◆ **Objective**
Return the lines that follow, exactly as they appear, from the first through the one containing "inf_norr_top = [0.725, 1.02, 0.55]"; no pictures are to be included.

◆ **Data excerpt**
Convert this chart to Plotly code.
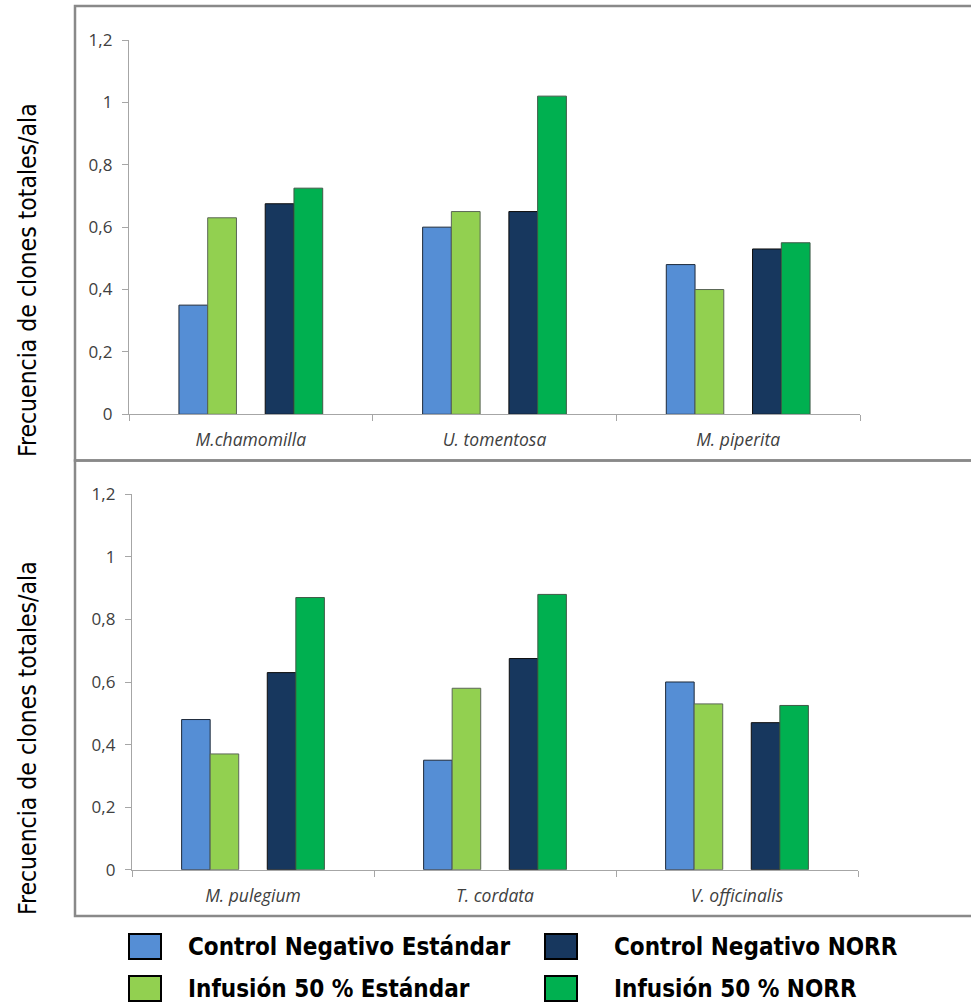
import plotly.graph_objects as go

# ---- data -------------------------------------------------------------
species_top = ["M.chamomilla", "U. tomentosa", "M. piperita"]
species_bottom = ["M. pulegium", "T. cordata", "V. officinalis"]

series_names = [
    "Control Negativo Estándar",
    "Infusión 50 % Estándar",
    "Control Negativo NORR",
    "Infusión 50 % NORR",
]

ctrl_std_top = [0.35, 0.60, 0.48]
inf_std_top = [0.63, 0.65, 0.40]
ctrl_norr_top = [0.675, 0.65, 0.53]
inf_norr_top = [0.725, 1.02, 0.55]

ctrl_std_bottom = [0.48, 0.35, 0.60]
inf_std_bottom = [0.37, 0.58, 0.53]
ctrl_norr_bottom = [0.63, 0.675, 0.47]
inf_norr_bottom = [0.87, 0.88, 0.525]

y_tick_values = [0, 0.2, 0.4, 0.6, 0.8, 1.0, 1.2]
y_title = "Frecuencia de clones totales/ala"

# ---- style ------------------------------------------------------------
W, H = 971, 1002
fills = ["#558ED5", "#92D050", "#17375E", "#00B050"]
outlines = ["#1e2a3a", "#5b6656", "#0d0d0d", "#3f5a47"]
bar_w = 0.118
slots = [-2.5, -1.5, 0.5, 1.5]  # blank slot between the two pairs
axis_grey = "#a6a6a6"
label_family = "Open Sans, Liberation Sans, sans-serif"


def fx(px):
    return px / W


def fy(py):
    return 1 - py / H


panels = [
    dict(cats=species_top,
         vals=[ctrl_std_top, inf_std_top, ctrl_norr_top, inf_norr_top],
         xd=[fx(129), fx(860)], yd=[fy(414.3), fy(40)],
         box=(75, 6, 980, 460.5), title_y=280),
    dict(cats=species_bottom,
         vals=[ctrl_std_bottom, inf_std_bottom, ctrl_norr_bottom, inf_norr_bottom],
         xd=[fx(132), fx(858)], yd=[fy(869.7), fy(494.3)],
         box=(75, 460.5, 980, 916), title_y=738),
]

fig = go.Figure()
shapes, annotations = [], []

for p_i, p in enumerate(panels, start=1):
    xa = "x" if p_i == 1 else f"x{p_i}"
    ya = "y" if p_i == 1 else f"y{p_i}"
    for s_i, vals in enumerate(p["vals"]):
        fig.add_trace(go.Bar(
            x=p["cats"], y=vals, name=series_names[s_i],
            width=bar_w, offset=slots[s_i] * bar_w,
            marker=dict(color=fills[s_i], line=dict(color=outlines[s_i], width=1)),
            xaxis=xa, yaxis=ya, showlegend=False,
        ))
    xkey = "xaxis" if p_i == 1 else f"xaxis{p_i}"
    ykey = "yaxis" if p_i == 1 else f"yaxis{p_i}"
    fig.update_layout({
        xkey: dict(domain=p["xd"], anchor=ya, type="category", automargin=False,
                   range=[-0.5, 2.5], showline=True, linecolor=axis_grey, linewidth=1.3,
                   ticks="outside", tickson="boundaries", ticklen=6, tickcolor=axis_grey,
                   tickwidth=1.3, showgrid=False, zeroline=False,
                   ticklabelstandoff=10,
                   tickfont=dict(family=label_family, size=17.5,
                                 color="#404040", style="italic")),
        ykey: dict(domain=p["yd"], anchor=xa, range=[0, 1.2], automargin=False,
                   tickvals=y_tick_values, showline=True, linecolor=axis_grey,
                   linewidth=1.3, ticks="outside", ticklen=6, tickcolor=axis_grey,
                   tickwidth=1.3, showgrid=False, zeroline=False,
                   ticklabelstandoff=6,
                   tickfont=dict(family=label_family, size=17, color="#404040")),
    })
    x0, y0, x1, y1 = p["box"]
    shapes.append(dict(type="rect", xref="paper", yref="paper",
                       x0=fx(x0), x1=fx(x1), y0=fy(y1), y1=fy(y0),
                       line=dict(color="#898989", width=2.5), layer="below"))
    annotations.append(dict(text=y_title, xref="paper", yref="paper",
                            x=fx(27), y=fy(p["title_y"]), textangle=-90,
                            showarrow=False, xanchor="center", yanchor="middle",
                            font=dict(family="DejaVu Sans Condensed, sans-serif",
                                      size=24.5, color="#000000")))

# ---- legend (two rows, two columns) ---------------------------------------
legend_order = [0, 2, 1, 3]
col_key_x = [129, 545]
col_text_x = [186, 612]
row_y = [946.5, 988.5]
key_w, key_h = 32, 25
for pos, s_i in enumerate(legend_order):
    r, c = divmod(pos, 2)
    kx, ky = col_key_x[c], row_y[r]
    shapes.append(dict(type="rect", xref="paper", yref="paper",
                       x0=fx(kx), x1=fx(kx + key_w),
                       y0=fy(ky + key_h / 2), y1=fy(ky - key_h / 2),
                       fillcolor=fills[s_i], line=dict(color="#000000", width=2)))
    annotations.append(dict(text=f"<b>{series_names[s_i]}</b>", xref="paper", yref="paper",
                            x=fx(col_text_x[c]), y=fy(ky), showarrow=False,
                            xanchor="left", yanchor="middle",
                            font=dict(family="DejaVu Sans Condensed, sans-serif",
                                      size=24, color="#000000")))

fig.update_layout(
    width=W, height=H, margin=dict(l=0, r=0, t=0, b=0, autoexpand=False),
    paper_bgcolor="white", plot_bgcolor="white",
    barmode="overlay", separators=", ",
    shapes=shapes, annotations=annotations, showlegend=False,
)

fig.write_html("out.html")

◆ **Written answer**
Convert this chart to Plotly code.
import plotly.graph_objects as go

# ---- data -------------------------------------------------------------
species_top = ["M.chamomilla", "U. tomentosa", "M. piperita"]
species_bottom = ["M. pulegium", "T. cordata", "V. officinalis"]

series_names = [
    "Control Negativo Estándar",
    "Infusión 50 % Estándar",
    "Control Negativo NORR",
    "Infusión 50 % NORR",
]

ctrl_std_top = [0.35, 0.60, 0.48]
inf_std_top = [0.63, 0.65, 0.40]
ctrl_norr_top = [0.675, 0.65, 0.53]
inf_norr_top = [0.725, 1.02, 0.55]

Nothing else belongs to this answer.